– Хорошо, ступай. Я постараюсь не испытывать его терпение и поскорее отправлюсь в капитул.
– Боюсь, кир, тебе стоит сразу отправиться на площадь Аурена, – виновато хлопнув глазами, послушник даже отступил на полшага, – я здесь уже более часа стою, после того, как твой слуга отказался пускать меня на порог.
Я выругался в сердцах и трижды проклял тот день, когда согласился впустить в свой дом Грева. По правилам, мне не полагалось больше одного слуги, и к тому же выбирать можно было только из тех, на кого простиралось попечительство ордена, однако выбор мой, из всех прочих вариантов, оказался крайне неудачным.
– Тогда я туда и отправлюсь, – с трудом вернув лицу спокойное выражение, я захлопнул перед послушником дверь, оставив несчастного в расстроенных чувствах.
Времени у меня не оставалось, и потому тратить его на поиски нерадивого слуги я не стал. Быстро умывшись и сменив домашнюю тунику на более просторную, с золотым шитьем, опоясавшись кожаной перевязью с мечом, я вышел на улицу. Разгуливать по мостовым Стафероса пешком не слишком приличествовало положению, но площадь Аурена, на которой находился искомый дом, находилась всего в нескольких кварталах от дома. Тратить время на седлание Хлыста, а тем более, на ожидание паланкина, в данный момент смерти подобно. Знать бы только, зачем я понадобился Трифону, больше жизни ненавидевшему опоздания. Само собой, не будь я из рода Кемман, не видать мне нынешней должности как своих ушей, и это в лучшем случае. Но даже с учетом моего положения ласковых слов от старшего дознавателя ждать не стоит.

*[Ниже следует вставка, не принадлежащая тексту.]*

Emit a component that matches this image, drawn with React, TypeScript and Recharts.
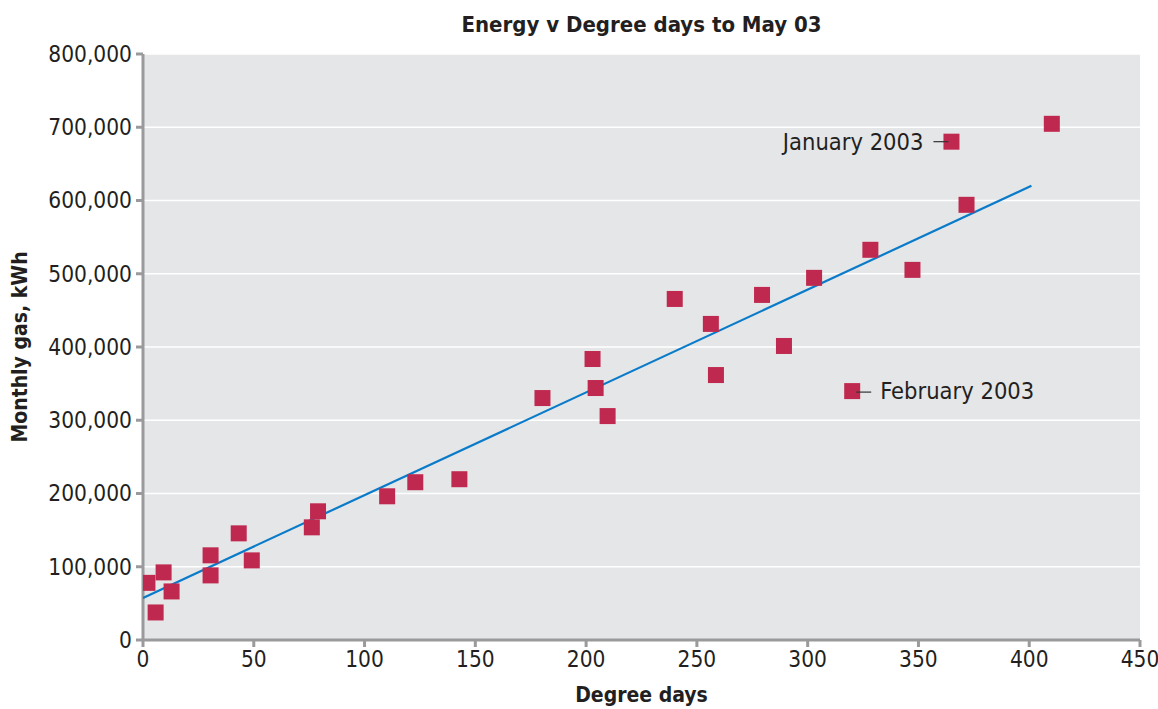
import React from 'react';
import { ScatterChart, Scatter, XAxis, YAxis, CartesianGrid } from 'recharts';

const degreeDays = [2, 5.7, 9.3, 12.9, 30.5, 30.5, 43.2, 49.1, 76.2, 79.0, 110.2, 122.9, 142.8, 180.3, 202.9, 204.3, 209.7, 240.0, 256.3, 258.6, 279.4, 289.3, 302.9, 328.3, 347.3, 364.9, 371.7, 410.2, 320.1];
const gasKWh = [78000, 37600, 92300, 66300, 115600, 88200, 145600, 108700, 153800, 175700, 196200, 215400, 219500, 330300, 383600, 344000, 305700, 465600, 431500, 361700, 471100, 401400, 494400, 532700, 505300, 680300, 594100, 704700, 339800];
const notes = ['', '', '', '', '', '', '', '', '', '', '', '', '', '', '', '', '', '', '', '', '', '', '', '', '', 'January 2003', '', '', 'February 2003'];
const noteSide = ['', '', '', '', '', '', '', '', '', '', '', '', '', '', '', '', '', '', '', '', '', '', '', '', '', 'left', '', '', 'right'];

const trendX = [0, 401];
const trendY = [57500, 620000];

const xTicks = [0, 50, 100, 150, 200, 250, 300, 350, 400, 450];
const yTicks = [0, 100000, 200000, 300000, 400000, 500000, 600000, 700000, 800000];

const points = degreeDays.map((x, i) => ({ x, y: gasKWh[i], note: notes[i], side: noteSide[i] }));
const trend = trendX.map((x, i) => ({ x, y: trendY[i] }));

const FONT = '"DejaVu Sans Condensed", "DejaVu Sans", sans-serif';
const TEXT = '#231f20';
const AXIS = '#9a9a9c';

const Marker = (props: any) => {
  const { cx, cy, payload } = props;
  const s = 16;
  return (
    <g>
      <rect x={cx - s / 2} y={cy - s / 2} width={s} height={s} fill="#c0294f" />
      {payload.note && payload.side === 'left' ? (
        <g>
          <line x1={cx - 18} y1={cy} x2={cx - 3} y2={cy} stroke="#333" strokeWidth={1.2} />
          <text x={cx - 28} y={cy} dy="0.35em" textAnchor="end" fontFamily={FONT} fontSize={23.5} fill={TEXT} style={{ fontStretch: 'condensed' }}>{payload.note}</text>
        </g>
      ) : null}
      {payload.note && payload.side === 'right' ? (
        <g>
          <line x1={cx + 4} y1={cy + 1} x2={cx + 19} y2={cy + 1} stroke="#333" strokeWidth={1.2} />
          <text x={cx + 28} y={cy} dy="0.35em" textAnchor="start" fontFamily={FONT} fontSize={23.5} fill={TEXT} style={{ fontStretch: 'condensed' }}>{payload.note}</text>
        </g>
      ) : null}
    </g>
  );
};

const NoShape = () => <g />;

const fmt = (v: number) => v.toLocaleString('en-US');

export default function App() {
  return (
    <div style={{ position: 'absolute', left: 0, top: 0, width: 1158, height: 709, background: '#fff', fontFamily: FONT, fontStretch: 'condensed' }}>
      <ScatterChart width={1158} height={709} margin={{ top: 54, right: 18, bottom: 29, left: 43 }}>
        <CartesianGrid vertical={false} stroke="#ffffff" strokeWidth={1.5} fill="#e5e6e8" />
        <XAxis
          type="number"
          dataKey="x"
          domain={[0, 450]}
          ticks={xTicks}
          interval={0}
          height={40}
          axisLine={{ stroke: AXIS, strokeWidth: 3 }}
          tickLine={{ stroke: AXIS, strokeWidth: 3 }}
          tickSize={7}
          tickMargin={4}
          tick={{ fill: TEXT, fontSize: 22.5, fontFamily: FONT, style: { fontStretch: 'condensed' } }}
          allowDataOverflow
        />
        <YAxis
          type="number"
          dataKey="y"
          domain={[0, 800000]}
          ticks={yTicks}
          interval={0}
          width={100}
          axisLine={{ stroke: AXIS, strokeWidth: 3 }}
          tickLine={{ stroke: AXIS, strokeWidth: 3 }}
          tickSize={7}
          tickMargin={4}
          tickFormatter={fmt}
          tick={{ fill: TEXT, fontSize: 22.5, fontFamily: FONT, style: { fontStretch: 'condensed' } }}
          allowDataOverflow
        />
        <Scatter data={trend} line={{ stroke: '#0a7bc9', strokeWidth: 2.2 }} shape={<NoShape />} isAnimationActive={false} />
        <Scatter data={points} shape={<Marker />} isAnimationActive={false} />
      </ScatterChart>
      <div style={{ position: 'absolute', left: 143, width: 997, top: 12, textAlign: 'center', fontWeight: 'bold', fontSize: 22, color: TEXT, lineHeight: '26px' }}>
        Energy v Degree days to May 03
      </div>
      <div style={{ position: 'absolute', left: 143, width: 997, top: 681, textAlign: 'center', fontWeight: 'bold', fontSize: 21, color: TEXT, lineHeight: '28px' }}>
        Degree days
      </div>
      <div style={{ position: 'absolute', left: 20, top: 347, width: 0, height: 0 }}>
        <div style={{ position: 'absolute', left: 0, top: 0, transform: 'translate(-50%, -50%) rotate(-90deg)', whiteSpace: 'nowrap', fontWeight: 'bold', fontSize: 21, color: TEXT, lineHeight: '28px' }}>
          Monthly gas, kWh
        </div>
      </div>
    </div>
  );
}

На раскаленных улицах ни души. Редкие в этих местах деревья, казалось, пригнулись к земле, не в силах выдержать гнет небесного светила, и только ветер, горячий и въедливый, непрестанно, но всё равно как-то лениво клевал их, будто падальщик умирающего буйвола. Мостовая исходила полуденным жаром, плавясь как олово в печи, и я будто бы чувствовал его даже сквозь толстые подошвы сандалий. За свои шестнадцать лет я еще ни разу не наблюдал такой жаркой погоды, и чувствовал себя соответствующе. Казалось, сам Антартес решил выжечь империю до тла и превратить ее в пустыню, какую мне доводилось некогда наблюдать далеко на юге в землях халифата Солдрейна. С наступлением жары город будто замер, уснул, накрытый одеялом из спертого воздуха, скорчился подобно иссохшему мертвецу. Последние два месяца я занимался лишь тем, что лежал на голых простынях, вечерами принимая гостей и сам изредка выбираясь на прогулки. Кроме вина в этом удушливом мире не осталось развлечений, и потому мы заливались им до самого горлышка, разбавляя его ледяной водой из подземных источников и льдом, ставшим теперь на вес золота. Жара выматывала и доводила до исступления, и даже ночью от нее не было спасения. Шумные прежде пиры превратились в собрания растянувшихся на мраморных полах тел, жаждущих лишь одного: прохлады. И потому нынешняя незапланированная прогулка вызывала во мне смешанные чувства. С одной стороны я был рад занять себя хоть чем-нибудь, но с другой – невыносимая жара и предстоящая встреча с Трифоном сказывались неприятным напряжением где-то в груди. Я был весь на взводе и чувство это, пожалуй, вовсе не было чем-то приятным.
Кир Эммер Дарбин, насколько я знал, был уполномоченным лицом и советником посла империи Ахвила, человек не слишком заметный и далеко не такой известный как сам посол. Что могло привлечь к нему людей из ордена, кроме очевидного шпионажа в пользу своего сюзерена? Впрочем, это и вовсе не было секретом, поскольку не существовало еще послов, которые бы им не занимались. Дознаватели расследовали ересь во всех ее проявлениях, в отдельных случаях – государственные и военные преступления. Широкий спектр услуг, которые наш кабинет оказывал Великому магистру, впрочем, на этом не заканчивался. Не думаю, что Дарбин попадал под какой-то из этих двух пунктов, поскольку, всем это известно, как член дипломатической миссии он молился своему пантеону богов совершенно открыто, а совершить какие бы то ни было преступления против империи на столь высоком уровне у него вряд ли бы получилось. Иные прецеденты, за которые брался кабинет дознавателей, существовали, но крайне мало, и большая их часть – мистического толка. Нечто подсказывало мне, будто сегодняшний день как раз и должен будет войти в эту категорию «иных».